A. I was with Pacific Gas and Electric Company as a senior mechanical engineer when United Airlines in San Francisco advertised for an open engineering position in their ground support engineering group at SFO. For 13 years I was involved with 400Hz design, PCAir, energy management, APU reduction and many other programs to help reduce United’s operating expenses. Over the past 10 years I have been with J&B Aviation Services in both sales and engineering and I am currently their national sales manager.
Q. What are some of the major trends you have seen developing over the past decade?
A. I have seen our customer base change substantially over the past decade. With the growing trend toward local ownership of the airport equipment our customer base of traditional airline customers have changed and diversified to many city and county owned and operated facilities. I now call on many airport authorities, FBO’s and airline and airport consultants who make most of the purchasing decisions.
Q. What are some of the biggest challenges you have faced over the years?
A. Some of the major challenges I have seen in our industry are the increase in fuel pricing, 9/11 security issues, domestic airlines going bankrupt and the changing environmental landscape. All of these items require either massive airline or airport funding and that requirement ultimately stretches their operating budgets to the limit that affects other programs needed to update their daily operations.
Q. What do you favor most about working in this industry?
A. I value the relationships and friendships that I have made throughout the years. Ultimately I guess it is the people in this industry that I enjoy the most.
Q. What changes would you like to see made in the industry?
A. I have noticed more and more of the purchasing decisions being made based solely on the initial price with little or no regard for life cycle cost or the quality of the product. J&B Aviation’s reputation has been one of producing quality products that provide a long life, reduce out of service time and minimize manpower intervention to keep the daily operation going. With so many of the experts in the industry leaving their positions, products are slipping into the industry with little or no engineering involved and therefore no accountability for the performance of the product once it goes into service. I would like to see the industry make more of a long term commitment to quality products that preserve the precious capital for the airline and airport end-users.
Q. What advice would you give to those new to the industry?
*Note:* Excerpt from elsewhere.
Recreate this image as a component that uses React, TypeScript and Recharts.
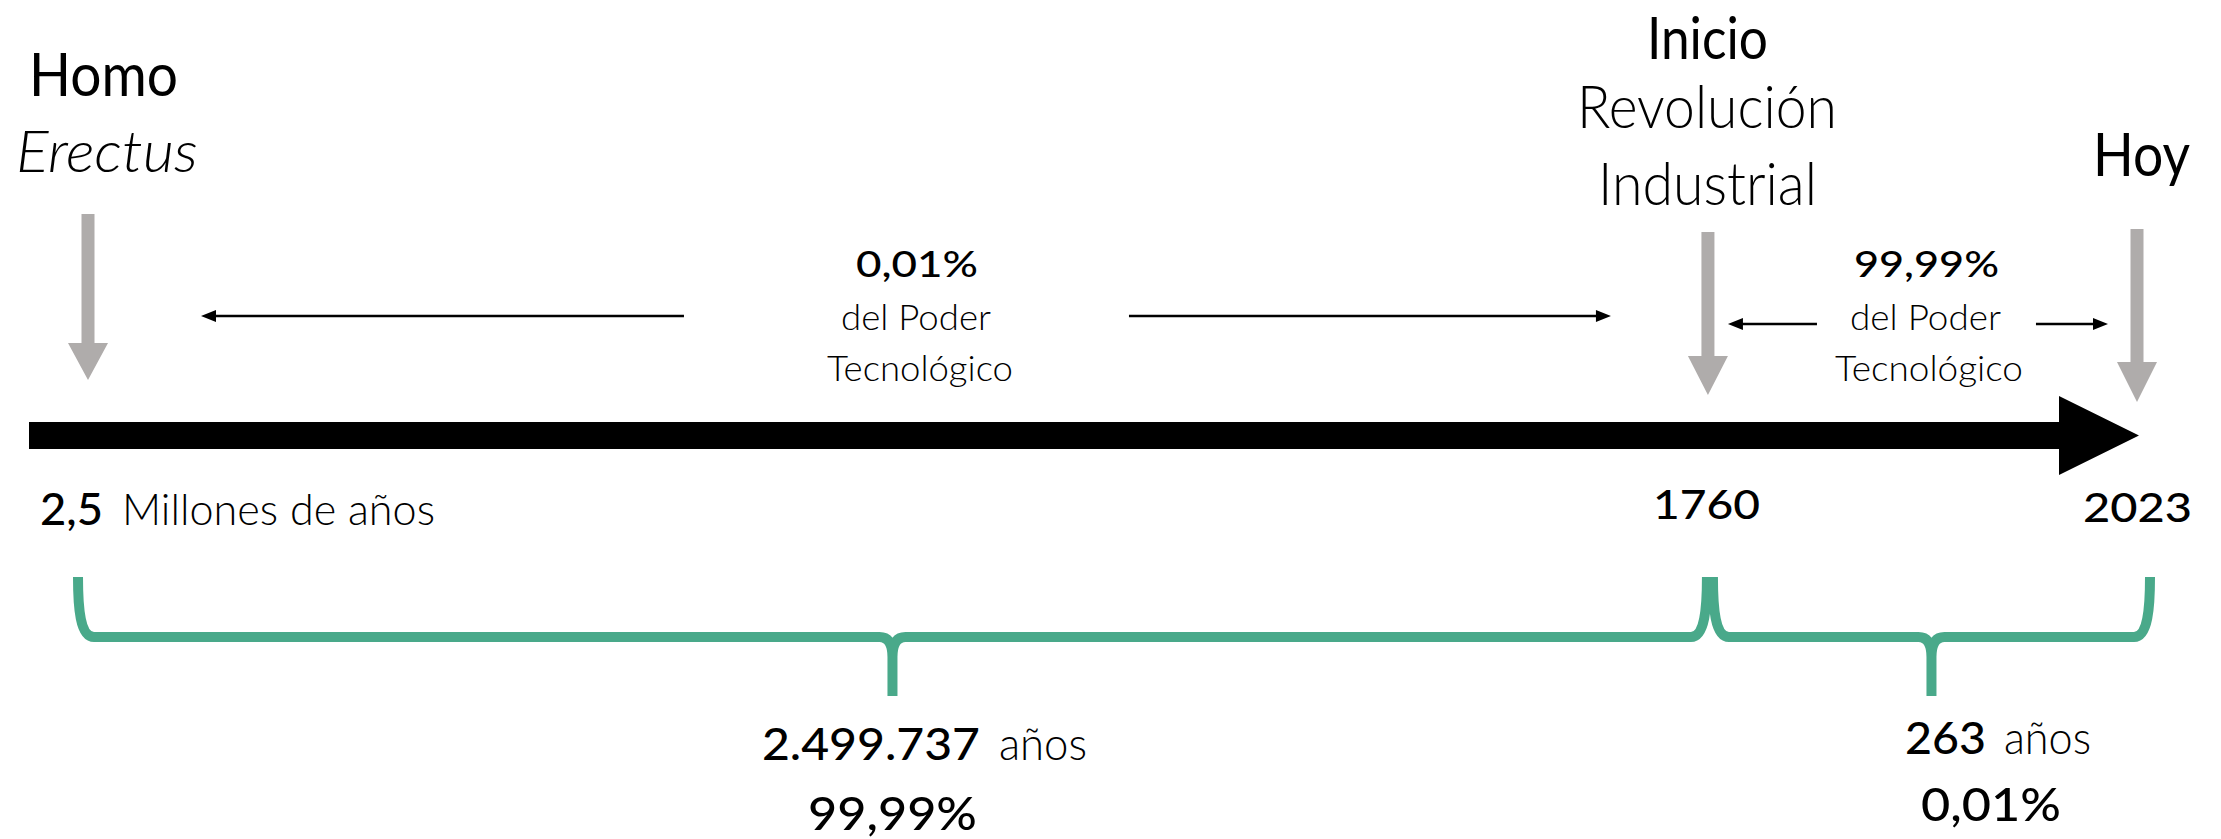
import React from "react";
import { ComposedChart, XAxis, YAxis, Scatter, ReferenceLine } from "recharts";

// --- datos ---
const hitos = ["Homo Erectus", "Inicio Revolución Industrial", "Hoy"];
// posición de cada hito sobre la flecha dibujada (0 = Homo Erectus, 100 = hoy)
const posicionHito = [0, 79.06, 100];
const tituloHito = [["Homo", "Erectus"], ["Inicio", "Revolución", "Industrial"], ["Hoy"]];
const fechaHito = ["2,5", "1760", "2023"];
const fechaUnidad = ["Millones de años", "", ""];

const duracionPeriodo = ["2.499.737", "263"];
const tiempoPeriodo = ["99,99%", "0,01%"];
const poderPeriodo = ["0,01%", "99,99%"];
const poderTexto = ["del Poder", "Tecnológico"];

// --- estilo ---
const FONT = "Lato, 'Open Sans', sans-serif";
const GRIS = "#afacab";
const VERDE = "#49a98a";
const NEGRO = "#000";

type TS = { dx: number; dy: number; w: number; fs: number; fw: number; it?: boolean };

// desplazamientos (px) de cada texto respecto a su hito / al centro del periodo
const tituloLayout: TS[][] = [
  [
    { dx: -59, dy: -339.5, w: 149, fs: 60, fw: 400 },
    { dx: -72, dy: -263.5, w: 182, fs: 58, fw: 300, it: true },
  ],
  [
    { dx: -61, dy: -377, w: 121, fs: 58, fw: 400 },
    { dx: -131, dy: -307.5, w: 260, fs: 60, fw: 300 },
    { dx: -110, dy: -230.5, w: 219, fs: 60, fw: 300 },
  ],
  [{ dx: -44, dy: -259.5, w: 97, fs: 60, fw: 400 }],
];
const fechaLayout: TS[] = [
  { dx: -48, dy: 89.5, w: 63, fs: 44, fw: 500 },
  { dx: -55, dy: 83.5, w: 107, fs: 41, fw: 500 },
  { dx: -54, dy: 86.5, w: 109, fs: 41, fw: 500 },
];
const unidadLayout: TS = { dx: 34, dy: 89.5, w: 313, fs: 44, fw: 300 };

// flecha gris: [inicio del tallo, base de la punta, punta] respecto al eje
const flechaGris = [
  [-221.5, -92.5, -55.5],
  [-203.5, -79.5, -40.5],
  [-206.5, -73.5, -33.5],
];

const periodoLayout = [
  {
    poder: [
      { dx: -42, dy: -158.5, w: 122, fs: 37, fw: 500 },
      { dx: -57, dy: -105.5, w: 150, fs: 36, fw: 300 },
      { dx: -71, dy: -54.5, w: 186, fs: 36, fw: 300 },
    ],
    duracion: { dx: -136, dy: 324.5, w: 218, fs: 45, fw: 500 },
    anios: { dx: 101, dy: 324.5, w: 88, fs: 45, fw: 300 },
    tiempo: { dx: -90, dy: 394, w: 169, fs: 46, fw: 500 },
    flechas: { dy: -119.5, tipL: 113, tailL: -214, tailR: 231, tipR: -97 },
    llave: { padL: -10, padR: -1 },
  },
  {
    poder: [
      { dx: -68.5, dy: -158.5, w: 145, fs: 37, fw: 500 },
      { dx: -72.5, dy: -105.5, w: 151, fs: 36, fw: 300 },
      { dx: -87.5, dy: -54.5, w: 188, fs: 36, fw: 300 },
    ],
    duracion: { dx: -17.5, dy: 318.5, w: 81, fs: 45, fw: 500 },
    anios: { dx: 81.5, dy: 318.5, w: 87, fs: 45, fw: 300 },
    tiempo: { dx: -1.5, dy: 385.5, w: 140, fs: 47, fw: 500 },
    flechas: { dy: -111.5, tipL: 20, tailL: -105.5, tailR: 113.5, tipR: -29 },
    llave: { padL: 5, padR: 13 },
  },
];

const Txt = ({ x, y, s, children }: { x: number; y: number; s: TS; children: string }) => (
  <text
    x={x + s.dx}
    y={y + s.dy}
    fontFamily={FONT}
    fontSize={s.fs}
    fontWeight={s.fw}
    fontStyle={s.it ? "italic" : "normal"}
    textLength={s.w}
    lengthAdjust="spacingAndGlyphs"
    fill={NEGRO}
  >
    {children}
  </text>
);

const eventos = hitos.map((nombre, i) => ({ nombre, i, x: posicionHito[i], y: 0 }));

const HitoShape = (props: any) => {
  const { cx, cy, payload } = props;
  const i = payload.i;
  const [top, base, tip] = flechaGris[i];
  const pts = [
    [cx - 6.5, cy + top],
    [cx + 6.5, cy + top],
    [cx + 6.5, cy + base],
    [cx + 20, cy + base],
    [cx, cy + tip],
    [cx - 20, cy + base],
    [cx - 6.5, cy + base],
  ]
    .map((p) => p.join(","))
    .join(" ");
  return (
    <g>
      <polygon points={pts} fill={GRIS} />
      {tituloHito[i].map((t, k) => (
        <Txt key={k} x={cx} y={cy} s={tituloLayout[i][k]}>
          {t}
        </Txt>
      ))}
      <Txt x={cx} y={cy} s={fechaLayout[i]}>
        {fechaHito[i]}
      </Txt>
      {fechaUnidad[i] && (
        <Txt x={cx} y={cy} s={unidadLayout}>
          {fechaUnidad[i]}
        </Txt>
      )}
    </g>
  );
};

const EjeShape = (props: any) => {
  const { x1, x2, y1 } = props;
  const start = x1 - 59;
  const base = x2 - 78;
  const tip = x2 + 2;
  const h = 13.5;
  const hh = 39.5;
  const pts = `${start},${y1 - h} ${base},${y1 - h} ${base},${y1 - hh} ${tip},${y1} ${base},${y1 + hh} ${base},${y1 + h} ${start},${y1 + h}`;
  return <polygon points={pts} fill={NEGRO} />;
};

const flechaFina = (tail: number, tipX: number, y: number, key: string) => {
  const dir = tipX > tail ? 1 : -1;
  return (
    <g key={key}>
      <line x1={tail} y1={y} x2={tipX - dir * 10} y2={y} stroke={NEGRO} strokeWidth={2.6} />
      <polygon points={`${tipX},${y} ${tipX - dir * 15},${y - 6} ${tipX - dir * 15},${y + 6}`} fill={NEGRO} />
    </g>
  );
};

const periodoShape = (i: number) => (props: any) => {
  const { x1, x2, y1 } = props;
  const L = periodoLayout[i];
  const xc = (x1 + x2) / 2;
  const fy = y1 + L.flechas.dy;
  const xa = x1 + L.llave.padL;
  const xb = x2 + L.llave.padR;
  const xm = (xa + xb) / 2;
  const yT = y1 + 141.5;
  const yH = y1 + 201.5;
  const yTip = y1 + 260.5;
  const lado = (xe: number, s: number) =>
    `M${xe},${yT} C${xe},${yH - 30} ${xe + s * 2},${yH} ${xe + s * 16},${yH} L${xm - s * 13},${yH} Q${xm},${yH} ${xm},${yH + 20} L${xm},${yTip}`;
  return (
    <g>
      {flechaFina(xc + L.flechas.tailL, x1 + L.flechas.tipL, fy, "l")}
      {flechaFina(xc + L.flechas.tailR, x2 + L.flechas.tipR, fy, "r")}
      {[poderPeriodo[i], ...poderTexto].map((t, k) => (
        <Txt key={k} x={xc} y={y1} s={L.poder[k]}>
          {t}
        </Txt>
      ))}
      <path d={`${lado(xa, 1)} ${lado(xb, -1)}`} fill="none" stroke={VERDE} strokeWidth={10} strokeLinejoin="round" />
      <Txt x={xc} y={y1} s={L.duracion}>
        {duracionPeriodo[i]}
      </Txt>
      <Txt x={xc} y={y1} s={L.anios}>
        años
      </Txt>
      <Txt x={xc} y={y1} s={L.tiempo}>
        {tiempoPeriodo[i]}
      </Txt>
    </g>
  );
};

export default function App() {
  return (
    <div style={{ position: "absolute", left: 0, top: 0, width: 2221, height: 839, background: "#fff" }}>
      <ComposedChart width={2221} height={839} margin={{ top: 32, right: 84, bottom: 0, left: 88 }} data={eventos}>
        <XAxis type="number" dataKey="x" domain={[0, 100]} hide />
        <YAxis type="number" dataKey="y" domain={[-1, 1]} hide />
        <ReferenceLine
          ifOverflow="visible"
          segment={[
            { x: posicionHito[0], y: 0 },
            { x: posicionHito[2], y: 0 },
          ]}
          shape={EjeShape}
        />
        {[0, 1].map((i) => (
          <ReferenceLine
            key={i}
            ifOverflow="visible"
            segment={[
              { x: posicionHito[i], y: 0 },
              { x: posicionHito[i + 1], y: 0 },
            ]}
            shape={periodoShape(i)}
          />
        ))}
        <Scatter data={eventos} dataKey="y" shape={HitoShape} isAnimationActive={false} />
      </ComposedChart>
    </div>
  );
}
A. We all function in a very small industry and over time everyone finds out what truly happened and how it was ultimately resolved. It is no secret that as a society we are getting much better about sharing information and educating the people!
Q. Who do you admire?
A. Having been in management for United Airlines in the GSE/facilities group, I admire everyone in our industry that is now doing so much more with so much less. As we all know, the airplane ( aircraft maintenance, flight crews, fuel and operations ) is king — and the GSE/facilities groups and to some extent their suppliers, are typically viewed as overhead or a necessary evil . Almost all of the GSE/facilities groups today continue to see their operating budgets and manpower cut during every review process, yet find their job responsibilities and equipment liabilities steadily increasing. I respect all those who continue to be concerned for our industry and their belief in doing the best they can under the existing circumstances, hoping the industry rights itself.
Q. What keeps you up at night?
A. Fuel prices and homeland security.